Fyi: this is the complete search response:
Copy code
{
  "results": [
    {
      "facet_counts": [],
      "found": 4,
      "hits": [
        {
          "document": {
            "content": "CAD-fiche",
            "id": "0"
          },
          "highlight": {
            "content": {
              "matched_tokens": [
                "fiche"
              ],
              "snippet": "CAD-<mark>fiche</mark>"
            }
          },
          "highlights": [
            {
              "field": "content",
              "matched_tokens": [
                "fiche"
              ],
              "snippet": "CAD-<mark>fiche</mark>"
            }
          ],
          "text_match": 578730123365187700,
          "text_match_info": {
            "best_field_score": "1108091338752",
            "best_field_weight": 15,
            "fields_matched": 1,
            "num_tokens_dropped": 1,
            "score": "578730123365187705",
            "tokens_matched": 1,
            "typo_prefix_score": 0
          }
        },
        {
          "document": {
            "content": "oranje wagens",
            "id": "3"
          },
          "highlight": {
            "content": {
              "matched_tokens": [
                "oranje"
              ],
              "snippet": "<mark>oranje</mark> wagens"
            }
          },
          "highlights": [
            {
              "field": "content",
              "matched_tokens": [
                "oranje"
              ],
              "snippet": "<mark>oranje</mark> wagens"
            }
          ],
          "text_match": 100,
          "text_match_info": {
            "best_field_score": "0",
            "best_field_weight": 12,
            "fields_matched": 4,
            "num_tokens_dropped": 2,
            "score": "100",
            "tokens_matched": 0,
            "typo_prefix_score": 255
          }
        },
        {
          "document": {
            "content": "oranje tassen",
            "id": "2"
          },
          "highlight": {
            "content": {
              "matched_tokens": [
                "oranje"
              ],
              "snippet": "<mark>oranje</mark> tassen"
            }
          },
          "highlights": [
            {
              "field": "content",
              "matched_tokens": [
                "oranje"
              ],
              "snippet": "<mark>oranje</mark> tassen"
            }
          ],
          "text_match": 100,
          "text_match_info": {
            "best_field_score": "0",
            "best_field_weight": 12,
            "fields_matched": 4,
            "num_tokens_dropped": 2,
            "score": "100",
            "tokens_matched": 0,
            "typo_prefix_score": 255
          }
        },
        {
          "document": {
            "content": "oranje slachtofferfiches",
            "id": "1"
          },
          "highlight": {
            "content": {
              "matched_tokens": [
                "oranje"
              ],
              "snippet": "<mark>oranje</mark> slachtofferfiches"
            }
          },
          "highlights": [
            {
              "field": "content",
              "matched_tokens": [
                "oranje"
              ],
              "snippet": "<mark>oranje</mark> slachtofferfiches"
            }
          ],
          "text_match": 100,
          "text_match_info": {
            "best_field_score": "0",
            "best_field_weight": 12,
            "fields_matched": 4,
            "num_tokens_dropped": 2,
            "score": "100",
            "tokens_matched": 0,
            "typo_prefix_score": 255
          }
        }
      ],
      "out_of": 6,
      "page": 1,
      "request_params": {
        "collection_name": "my-index",
        "first_q": "oranje fiche",
        "per_page": 10,
        "q": "oranje fiche"
      },
      "search_cutoff": false,
      "search_time_ms": 1
    }
  ]
}
a
.
t
btw, this is algolia's response:
a
@Thomas De Craemer, To match the words in exact order you are inserting, you'll want to use the exact phrase match.

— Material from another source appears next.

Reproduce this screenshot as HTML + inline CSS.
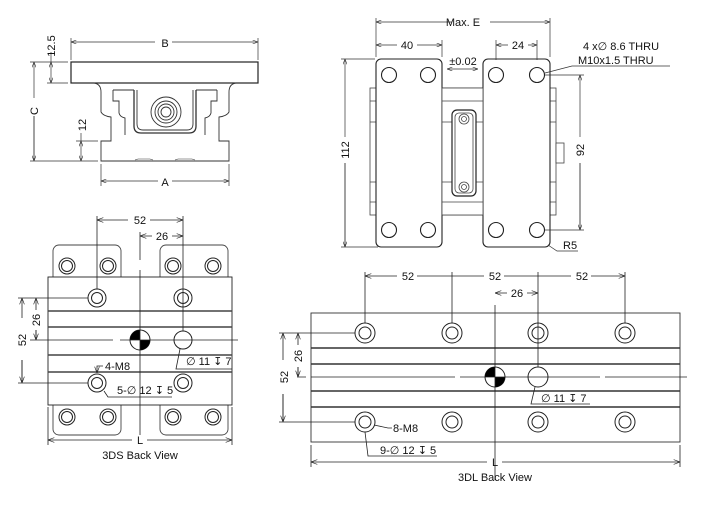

To do this you add double quotes around the query. I see you are using the infix search, which is the funcionality necessary for the substring matching, so it should be working. Could you create a minimal example that reproduce this error using the default below? https://gist.github.com/auth/github?return_to=https%3A%2F%2Fgist.github.com%2Fjasonbosco%2F7c3432713216c378472f13e72246f46b
t
I suspect that this might be a limitation of the word splitting functionality for dutch (locale 'nl') in typesense. Or am I wrong?
a
Thanks Thomas, Im having a look
@Thomas De Craemer The infix feature only use the first word in the query to perform the infixing. This means that
oranje fiche
will not highlight
oranje slachtofferfiches
but searching for
fiche oranje
will. Discussing internally with a colleague, this is actually expected. Infix is an expensive operation and is primarily used for examining identifiers like ID fields or emails/usernames.
t
@Alan Martini Ok thanks. Does typesense have any special word splitting logic for germanic languages? "slachtofferfiche" is actually a compound word in dutch that you can split in "slachtoffer" and "fiche". That's why I expected it to match out of the box.